The Covid-19 crisis is highlighting the necessity for public ownership of all our vital services.
As the aviation industry continues to reel under the collapse of demand attendant upon the health emergency, British Airways is the latest airline to announce at the end of April plans for sweeping job cuts, with as many as 12,000 of its staff affected.
BA threatens to sack its entire workforce
Whilst the overproduction crisis, brought to a head by the Covid lockdown, continues to put pressure on all competing airlines to slash labour costs, British Airways has taken a root and branch approach to ‘negotiating’ with the unions, threatening to sack its entire workforce (over 40,000 workers) with the intention of rehiring some on much worse terms and conditions.
This take-no-prisoners tactic served notice on the unions that the days of polite negotiations, with some care being taken by bosses to throw an occasional scrap of a concession to union negotiators to take back to the membership to make it look like they are earning their keep, are coming to an end.
BA has been claiming that Unite and the GMB have refused to enter talks; but when the pilots’ union BALPA bent over backwards to keep negotiations going, they were met with complete contempt. BALPA’s general secretary Brian Strutton complained that “Balpa reps have been in consultation with BA over its proposed 1,130 pilot job losses and we’ve been doing that constructively and in good faith. Then, on Wednesday evening [3 June], a letter from BA added another 125 job losses and also for the first time threatened all 4,300 BA pilots with dismissal and reengagement if we did not reach agreement on changes to terms and conditions” (quoted by Adam McCullough, ‘British Airways job loss talks “hanging by a thread” say pilots’, Personnel Today, 8 June 2020).
In an earlier statement Strutton urged state intervention to support the aviation industry as a whole, correctly noting that otherwise “it is blindingly obvious that individual airlines will plot a path out of this that only suits their shareholders” (BALPA press release, 3 June 2020).
Given the impact of Covid-19, it should have been fairly obvious that something like this was on the cards. Yet BA’s announcement still came as a shock to employees. After all, as recently as 30 March, BA declared that it had successfully extended its US dollar-secured revolving credit facility up to June 2021, enabling it to access funds amounting to $1.38bn.
With its overdraft facility nailed down, the clear implication was that the company could ride out the storm unscathed, soothing staff worried about their future. This optimistic view seemed to be borne out by the fact that BA participated in the government’s job retention scheme, furloughing some of its staff.

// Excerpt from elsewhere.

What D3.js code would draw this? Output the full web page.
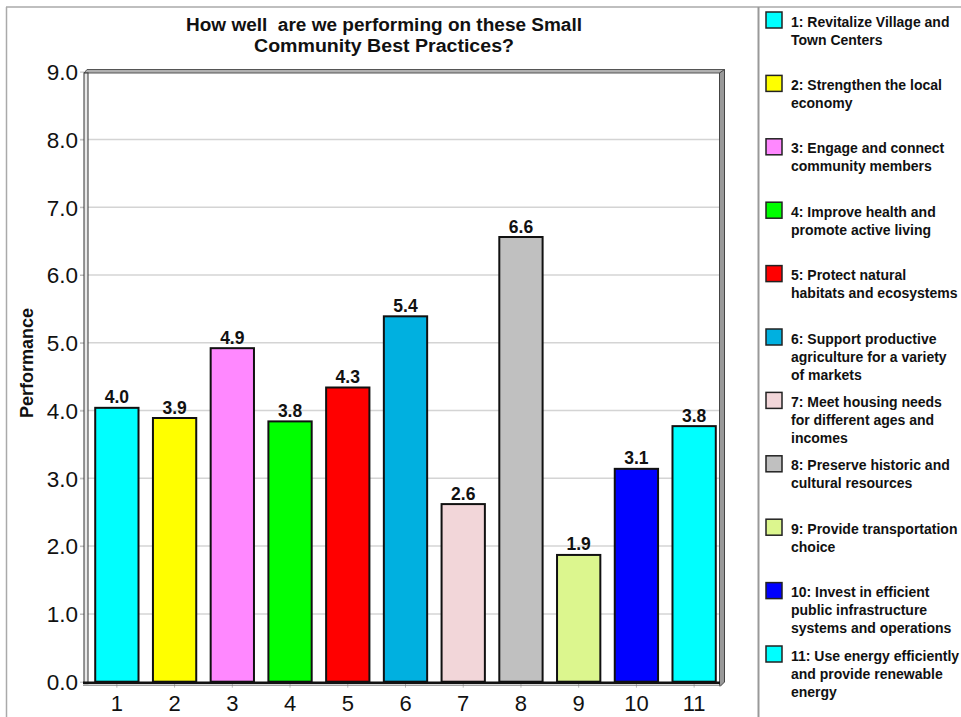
<!DOCTYPE html>
<html>
<head>
<meta charset="utf-8">
<script src="https://cdn.jsdelivr.net/npm/d3@7/dist/d3.min.js"></script>
<style>
  html, body { margin: 0; padding: 0; background: #fff; }
  svg { display: block; font-family: "Liberation Sans", Arial, sans-serif; }
</style>
</head>
<body>
<svg id="chart" width="961" height="717"></svg>
<script>
// ---- Data ----
const categories = ["1", "2", "3", "4", "5", "6", "7", "8", "9", "10", "11"];
const values = [4.04, 3.89, 4.92, 3.84, 4.34, 5.39, 2.62, 6.56, 1.87, 3.14, 3.77];
const colors = ["#00FFFF", "#FFFF00", "#FF88FF", "#00FF00", "#FF0000", "#00B0E0",
                "#F2D6D9", "#C0C0C0", "#DCF68E", "#0000FF", "#00FFFF"];
const yTicks = [0, 1, 2, 3, 4, 5, 6, 7, 8, 9];
const legendLabels = [
  ["1: Revitalize Village and", "Town Centers"],
  ["2: Strengthen the local", "economy"],
  ["3: Engage and connect", "community members"],
  ["4: Improve health and", "promote active living"],
  ["5: Protect natural", "habitats and ecosystems"],
  ["6: Support productive", "agriculture for a variety", "of markets"],
  ["7: Meet housing needs", "for different ages and", "incomes"],
  ["8: Preserve historic and", "cultural resources"],
  ["9: Provide transportation", "choice"],
  ["10: Invest in efficient", "public infrastructure", "systems and operations"],
  ["11: Use energy efficiently", "and provide renewable", "energy"]
];
const titleLines = ["How well  are we performing on these Small", "Community Best Practices?"];
const yTitle = "Performance";

// ---- Layout ----
const svg = d3.select("#chart");
const plot = { left: 88, right: 723, top: 71.6, bottom: 681.7 };

const x = d3.scaleBand().domain(categories).range([plot.left, plot.right])
  .paddingInner(0.25).paddingOuter(0.125);
const y = d3.scaleLinear().domain([0, 9]).range([plot.bottom, plot.top]);

// outer border and legend separator
svg.append("line").attr("x1", 6).attr("x2", 961).attr("y1", 7).attr("y2", 7)
  .attr("stroke", "#aaa").attr("stroke-width", 1.5);
svg.append("line").attr("x1", 6.5).attr("x2", 6.5).attr("y1", 7).attr("y2", 717)
  .attr("stroke", "#aaa").attr("stroke-width", 1.5);
svg.append("line").attr("x1", 758.5).attr("x2", 758.5).attr("y1", 7).attr("y2", 717)
  .attr("stroke", "#999").attr("stroke-width", 2);

// title
const titleWidths = [396, 260];
svg.append("g").selectAll("text").data(titleLines).join("text")
  .attr("x", 384).attr("y", (d, i) => 31 + i * 21)
  .attr("text-anchor", "middle")
  .attr("font-size", 18).attr("font-weight", "bold").attr("fill", "#111")
  .attr("textLength", (d, i) => titleWidths[i]).attr("lengthAdjust", "spacingAndGlyphs")
  .attr("xml:space", "preserve")
  .style("white-space", "pre")
  .text(d => d);

// grid lines
svg.append("g").selectAll("line").data(yTicks.filter(t => t > 0 && t < 9)).join("line")
  .attr("x1", 80).attr("x2", plot.right - 3)
  .attr("y1", d => y(d)).attr("y2", d => y(d))
  .attr("stroke", "#d4d4d4").attr("stroke-width", 1.5);

// y axis labels via d3 axis
const yAxis = d3.axisLeft(y).tickValues(yTicks).tickFormat(d3.format(".1f")).tickSize(4).tickPadding(2);
const yg = svg.append("g").attr("transform", `translate(84,0)`).call(yAxis);
yg.select(".domain").remove();
yg.selectAll("line").attr("stroke", "#bbb");
yg.selectAll("text").attr("font-size", 22.5).attr("fill", "#111")
  .attr("font-family", "'Liberation Sans', Arial, sans-serif").attr("dy", "0.35em");

// x axis via d3 axis
const xAxis = d3.axisBottom(x).tickSize(4).tickPadding(8);
const xg = svg.append("g").attr("transform", `translate(0,${plot.bottom + 2})`).call(xAxis);
xg.select(".domain").remove();
xg.selectAll("line").attr("stroke", "#bbb");
xg.selectAll("text").attr("font-size", 22).attr("fill", "#111")
  .attr("font-family", "'Liberation Sans', Arial, sans-serif").attr("dy", "0.71em");

// frame (3D-ish box)
const frame = svg.append("g");
frame.append("path")
  .attr("d", `M84,73 L87,69.5 L724.5,69.5 L724.5,73 Z`)
  .attr("fill", "#b0b0b0").attr("stroke", "#555").attr("stroke-width", 1);
frame.append("path")
  .attr("d", `M719.5,73 L724.5,69.5 L724.5,682 L720.5,686 L719.5,686 Z`)
  .attr("fill", "#999").attr("stroke", "#444").attr("stroke-width", 1);
frame.append("rect").attr("x", 84).attr("y", 73).attr("width", 4).attr("height", plot.bottom - 73 + 2)
  .attr("fill", "#e8e8e8").attr("stroke", "#333").attr("stroke-width", 1);

// bars
svg.append("g").selectAll("rect").data(values).join("rect")
  .attr("x", (d, i) => x(categories[i]))
  .attr("width", x.bandwidth())
  .attr("y", d => y(d))
  .attr("height", d => y(0) - y(d))
  .attr("fill", (d, i) => colors[i])
  .attr("stroke", "#111").attr("stroke-width", 2);

// bottom axis line
svg.append("line").attr("x1", 83).attr("x2", 720).attr("y1", plot.bottom + 1).attr("y2", plot.bottom + 1)
  .attr("stroke", "#111").attr("stroke-width", 2.5);
svg.append("line").attr("x1", 83).attr("x2", 721).attr("y1", plot.bottom + 3.5).attr("y2", plot.bottom + 3.5)
  .attr("stroke", "#777").attr("stroke-width", 1);

// value labels
svg.append("g").selectAll("text").data(values).join("text")
  .attr("x", (d, i) => x(categories[i]) + x.bandwidth() / 2)
  .attr("y", d => y(d) - 4.5)
  .attr("text-anchor", "middle")
  .attr("font-size", 17.5).attr("font-weight", "bold").attr("fill", "#111")
  .text(d => d3.format(".1f")(d));

// y title
svg.append("text")
  .attr("transform", "translate(33,363) rotate(-90)")
  .attr("text-anchor", "middle")
  .attr("font-size", 18).attr("font-weight", "bold").attr("fill", "#111")
  .text(yTitle);

// legend
const legendTop = 12, legendStep = 63.4;
const lg = svg.append("g").selectAll("g").data(legendLabels).join("g")
  .attr("transform", (d, i) => `translate(766,${legendTop + i * legendStep})`);
lg.append("rect").attr("x", 0).attr("y", 0).attr("width", 16).attr("height", 16)
  .attr("fill", (d, i) => colors[i]).attr("stroke", "#222").attr("stroke-width", 1.5);
lg.each(function(lines) {
  d3.select(this).selectAll("text").data(lines).join("text")
    .attr("x", 25).attr("y", (d, j) => 14.5 + j * 18)
    .attr("font-size", 14).attr("font-weight", "bold").attr("fill", "#111")
    .text(d => d);
});
</script>
</body>
</html>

These moves were perhaps intended to throw workers off the scent, lulling them into a false sense of security and minimising organised resistance.
It turns out, however, that BA was just cynically dipping into the public purse to buy time for manoeuvre, hoping to soften the financial blow whilst it tried to scale down its UK operations with the minimum hit to the company’s considerable financial resources.
All the while, BA staff were kept in the dark. The company’s decision to sack 12,000 workers was taken behind closed doors – like every other key decision concerning workers’ futures.
In addition, the Financial Times of 13 June reports that BA’s “rivals are taking similar action, with easyJet axing up to 30 per cent of jobs, while Ryanair is looking at reducing 15 per cent. Virgin Atlantic is cutting about a third of its 10,000-strong workforce as carriers look to restructure in light of a slow recovery in air travel” (Tanya Powley, ‘MPs brand British Airways a ‘national disgrace’ over job cuts’).
Meanwhile Heathrow has announced it is offering voluntary redundancy to all its 7,000 in-house employees. Unite seeks to sugar the pill by boasting about the ‘generous’ redundancy package it has negotiated, but this will be of small comfort to those whose careers have been abruptly stalled with doubtful prospect of securing equivalent alternative employment. Furthermore, just how ‘generous’ settlements will prove to be a little further down the line, when more cuts may be deemed necessary (they cannot be ruled out says Heathrow), is far from certain. What is certain however is that a history of unions retreating from challenging all redundancies, ‘voluntary’ or otherwise, leaves workers demoralised and weakened for all future battles.
It is clear from the current chaos that air travel is far too important a service to remain in private hands. In reality what is needed is a publicly owned aviation industry organised on the basis of social need not private profit. Anything short of that simply means that taxpayers’ cash will continue to be siphoned off by the top management and shareholders. The government itself, fearing a bad press, has complained about airlines like BA milking the government’s furlough job retention scheme whilst simultaneously issuing redundancy notices.
Rather than the state doling out furlough subsidies to individual stricken airlines, the whole air travel sector needs to come into public ownership, and be run for need not profit.
Only thus will it be possible to make rational decisions about the future role of air travel as it adjusts to the new conditions post-Covid – decisions informed by social and environmental need.
Under a planned economy, if fewer staff and less production were needed in one field, such as air travel, those people and resources would simply be retrained and repurposed to fulfil some other area of human need.